Research Professional News has gathered a list of some of the top tips for academic entrepreneurs from the handbook:

1. Find a market first

Will people pay? The list of essential ingredients for a successful spinout is long, but first and foremost is the innovation itself or the intellectual property. It is important to consider whether the market wants it.

2. Approach a technology transfer office

You need to check what support your university can provide through their technology transfer office (TTO). Remember the university owns the intellectual property rights, so their approval is essential.

3. Learn the spinout process

There are two aspects to understanding the spinout process. First, you need to understand what the standard process is when there is no university involved. Next, you need to understand your university’s specific process.
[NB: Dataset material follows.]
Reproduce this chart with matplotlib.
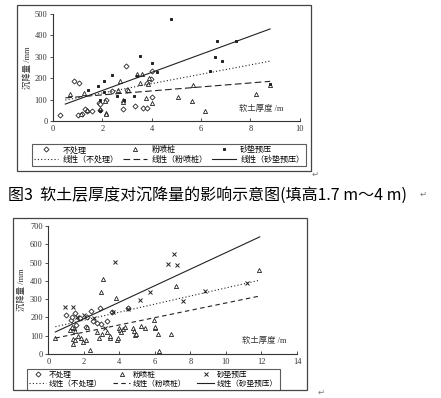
# -*- coding: utf-8 -*-
import numpy as np
import matplotlib
matplotlib.use("Agg")
import matplotlib.pyplot as plt
from matplotlib.lines import Line2D
from matplotlib.patches import Rectangle

plt.rcParams['font.family'] = ['Liberation Serif', 'Noto Sans CJK SC', 'DejaVu Sans']

W, H = 441, 398

# ---- 上图 (填高1.7 m~4 m) ----
top_none_x = [0.3, 0.86, 1.07, 1.0, 1.16, 1.31, 1.39, 1.57, 1.92, 1.85, 1.9, 2.16, 2.95, 2.85,
              3.31, 3.66, 3.82, 3.82, 3.96, 4.03, 4.01, 2.4, 3.0]
top_none_y = [30, 188, 179, 26, 31, 56, 48, 45, 50, 85, 78, 100, 259, 58,
              70, 62, 62, 176, 196, 114, 232, 140, 147]
top_pile_x = [0.68, 1.15, 1.24, 1.36, 2.16, 2.14, 2.62, 2.72, 2.84, 2.84, 3.05, 3.41, 3.51,
              3.61, 3.77, 3.86, 3.91, 4.01, 5.08, 5.64, 5.66, 6.15, 8.22, 8.78, 1.9, 2.1]
top_pile_y = [128, 34, 132, 53, 39, 31, 143, 185, 100, 90, 146, 218, 179,
              218, 106, 174, 202, 86, 114, 92, 167, 47, 126, 170, 55, 95]
top_sand_x = [1.43, 1.82, 1.89, 1.92, 2.05, 2.05, 2.41, 2.89, 3.51, 3.39, 4.01, 4.23, 4.78,
              6.35, 6.55, 6.66, 6.84, 7.43, 8.78, 3.3, 2.6]
top_sand_y = [146, 164, 100, 47, 188, 135, 215, 98, 304, 209, 269, 227, 475,
              235, 299, 374, 279, 374, 174, 115, 115]
# 线性趋势 (斜率, 截距)
top_fit = {'none': (21.9, 87.0), 'pile': (9.3, 103.4), 'sand': (42.3, 57.9)}
top_fit_range = (0.5, 8.8)

# ---- 下图 ----
bot_none_x = [1.48, 1.72, 1.8, 2.4, 2.93, 2.98, 2.51, 1.26, 1.55, 2.1, 2.75, 3.3, 1.0, 3.6,
              4.5, 2.2, 1.35]
bot_none_y = [226, 196, 198, 237, 250, 162, 181, 186, 160, 150, 170, 180, 215, 232,
              250, 200, 200]
bot_pile_x = [0.4, 1.44, 1.48, 1.2, 1.41, 1.52, 1.39, 1.35, 1.7, 1.85, 1.95, 2.1, 2.33, 2.19,
              2.76, 2.83, 2.98, 3.1, 3.0, 3.3, 3.45, 3.5, 3.83, 3.86, 3.9, 4.0, 4.05, 4.2,
              4.3, 4.1, 4.77, 4.85, 4.9, 4.95, 5.22, 5.42, 5.95, 5.98, 6.0, 6.17, 6.23, 6.92,
              7.2, 11.87]
bot_pile_y = [86, 141, 127, 132, 84, 75, 57, 150, 100, 85, 65, 75, 24, 149,
              118, 90, 338, 408, 110, 120, 85, 100, 307, 75, 85, 140, 130, 135,
              150, 120, 140, 125, 105, 110, 153, 142, 186, 142, 150, 112, 18, 112,
              370, 461]
bot_sand_x = [0.95, 1.41, 2.0, 1.6, 3.64, 3.73, 4.48, 5.14, 5.74, 6.73, 7.05, 7.22, 7.6,
              8.82, 11.18, 2.6, 3.2]
bot_sand_y = [255, 255, 212, 205, 228, 503, 246, 295, 338, 494, 545, 484, 290,
              343, 387, 195, 140]
bot_fit = {'none': (22.1, 140.4), 'pile': (20.0, 79.0), 'sand': (45.2, 102.5)}
bot_fit_range = (0.4, 11.9)

labels = ['不处理', '线性（不处理）', '粉喷桩', '线性（粉喷桩）', '砂垫预压', '线性（砂垫预压）']
ink = '#222222'


def px_box(l, t, r, b):
    return [l / W, 1 - b / H, (r - l) / W, (b - t) / H]


def frame(l, t, r, b):
    fig.add_artist(Rectangle((l / W, 1 - b / H), (r - l) / W, (b - t) / H,
                             transform=fig.transFigure, fill=False, ec='#444444', lw=0.9))


def draw_panel(ax, nx, ny, px_, py_, sx, sy, fit, frange, sand_marker, sand_ms, dash, xmax, ymax):
    ax.plot(nx, ny, ls='none', marker='D', ms=2.6, mfc='white', mec=ink, mew=0.6)
    ax.plot(px_, py_, ls='none', marker='^', ms=3.0, mfc='white', mec=ink, mew=0.6)
    ax.plot(sx, sy, ls='none', marker=sand_marker, ms=sand_ms, color=ink, mew=0.7)
    xs = np.array(frange)
    a, b = fit['none']
    ax.plot(xs, a * xs + b, ls=(0, (1, 2)), color=ink, lw=0.8)
    a, b = fit['pile']
    ax.plot(xs, a * xs + b, ls=(0, dash), color=ink, lw=0.8)
    a, b = fit['sand']
    ax.plot(xs, a * xs + b, ls='-', color=ink, lw=0.8)
    ax.set_xlim(0, xmax)
    ax.set_ylim(0, ymax)
    ax.set_xticks(range(0, xmax + 1, 2))
    ax.set_yticks(range(0, ymax + 1, 100))
    ax.spines['top'].set_visible(False)
    ax.spines['right'].set_visible(False)
    for s in ('left', 'bottom'):
        ax.spines[s].set_linewidth(0.8)
        ax.spines[s].set_color('#333333')
    ax.tick_params(axis='x', direction='in', length=2, width=0.6, labelsize=6, pad=3, colors='#333333')
    ax.tick_params(axis='y', direction='out', length=2, width=0.6, labelsize=6, pad=2, colors='#333333')
    ax.patch.set_alpha(0)


def make_legend(sand_marker, sand_ms, dash, l, t, fs, hl, cs, tp):
    h = [Line2D([], [], ls='none', marker='D', ms=2.6, mfc='white', mec=ink, mew=0.6),
         Line2D([], [], ls=(0, (1, 2)), color=ink, lw=0.8),
         Line2D([], [], ls='none', marker='^', ms=3.0, mfc='white', mec=ink, mew=0.6),
         Line2D([], [], ls=(0, dash), color=ink, lw=0.8),
         Line2D([], [], ls='none', marker=sand_marker, ms=sand_ms, color=ink, mew=0.7),
         Line2D([], [], ls='-', color=ink, lw=0.8)]
    leg = fig.legend(h, labels, ncol=3, loc='upper left', bbox_to_anchor=(l / W, 1 - t / H),
                     fontsize=fs, frameon=True, fancybox=False, edgecolor='#333333',
                     handlelength=hl, handletextpad=tp, columnspacing=cs,
                     borderpad=0.25, labelspacing=0.15, borderaxespad=0)
    leg.get_frame().set_linewidth(0.8)
    return leg


fig = plt.figure(figsize=(W / 100, H / 100), dpi=100)
fig.patch.set_facecolor('white')

# 上图
frame(17, 5, 311, 171)
ax1 = fig.add_axes(px_box(53, 14, 299.7, 121))
draw_panel(ax1, top_none_x, top_none_y, top_pile_x, top_pile_y, top_sand_x, top_sand_y,
           top_fit, top_fit_range, 's', 1.8, (6, 3), 10, 500)
ax1.set_ylabel('沉降量 /mm', fontsize=6, labelpad=2, color='#333333')
ax1.text(0.845, 0.11, '软土厚度 /m', transform=ax1.transAxes, fontsize=6,
         ha='center', va='center', color='#333333')
make_legend('s', 1.8, (6, 3), 32, 144, 5.8, 3.0, 0.6, 0.5)
fig.text(312 / W, 1 - 177 / H, '↵', fontsize=6, color='#777777', family='DejaVu Sans')

# 图题
fig.text(8 / W, 1 - 195 / H, '图3  软土层厚度对沉降量的影响示意图(填高1.7 m～4 m)',
         fontsize=11.5, va='center', ha='left', family=['Noto Sans CJK SC', 'DejaVu Sans'])
fig.text(420 / W, 1 - 197 / H, '↵', fontsize=6, color='#777777', family='DejaVu Sans')

# 下图
frame(13, 218, 307, 390)
ax2 = fig.add_axes(px_box(48.3, 226, 297, 354))
draw_panel(ax2, bot_none_x, bot_none_y, bot_pile_x, bot_pile_y, bot_sand_x, bot_sand_y,
           bot_fit, bot_fit_range, 'x', 2.4, (4, 3), 14, 700)
ax2.set_ylabel('沉降量 /mm', fontsize=6, labelpad=3, color='#333333')
ax2.text(0.87, 0.1, '软土厚度 /m', transform=ax2.transAxes, fontsize=6,
         ha='center', va='center', color='#333333')
make_legend('x', 2.4, (4, 3), 27, 369, 5.5, 2.3, 1.4, 0.3)
fig.text(318 / W, 1 - 395 / H, '↵', fontsize=6, color='#777777', family='DejaVu Sans')

fig.savefig('out.png', dpi=100, facecolor='white')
When asked about barriers to spinning out, 32 per cent of TTO employees and 16 per cent of investors referred to a lack of understanding or fear of the spinout process as being an issue.

4. Be aware that you can always spinout later

If the TTO suggests it is too early, don’t take this as a never. Ask for their advice on what might indicate it’s the right time in your specific case and build towards that. It is better to stay within the relative safety net of university employment for a little longer than to quit your day job too early.

5. Learn about business and the industry

You need to learn as much as you can about business in general, and the industry you will operate in. Investors will expect to see a demonstrated understanding and desire for you to keep learning.

6. Complete an intellectual property rights audit

It is important to assess whether the idea is novel. According to a TTO employee, a lot of PhD students come to them with inventions, and they discover that someone invented the technology 20, 30 or 50 years earlier. In one case, one of the first patents filed was in the 17th century, which covered similar work to that of the PhD student.

7. Assemble a quality team

While it is inevitable that you start off recruiting colleagues to assist in early stages, this rarely looks good to investors when they see a team of four academics with identical skillsets and backgrounds. Build a team from individuals with a broad range of complementary skillsets, backgrounds and experiences. Look outside your immediate network to identify sector experts, who can open doors to contacts and markets you will need access to in the future.

8. Negotiate on your terms

According to an academic entrepreneur, it is important to learn negotiation skills to handle investors, employees and the TTO offices and to ensure you understand the terms presented. It is a steep learning curve and feeling comfortable with the terms of engagement is crucial.

9. Build a rapport with investors

One investor the academy spoke to said that some academics “are in a dreamland or live in the belief that their academic excellence should allow them the same standing in the commercial world as they have in the academic world”. You need to understand that you are asking people to give you hundreds of thousands of pounds, if not millions. People do not give that kind of money to strangers, so you need to engage with investors early.

10. Don’t be seduced by a big cheque

According to a TTO employee, the best investments are not ‘dumb money’ or ‘best valuation.’ They are the ones where investors can truly bring their network, advice and high-quality management to the company.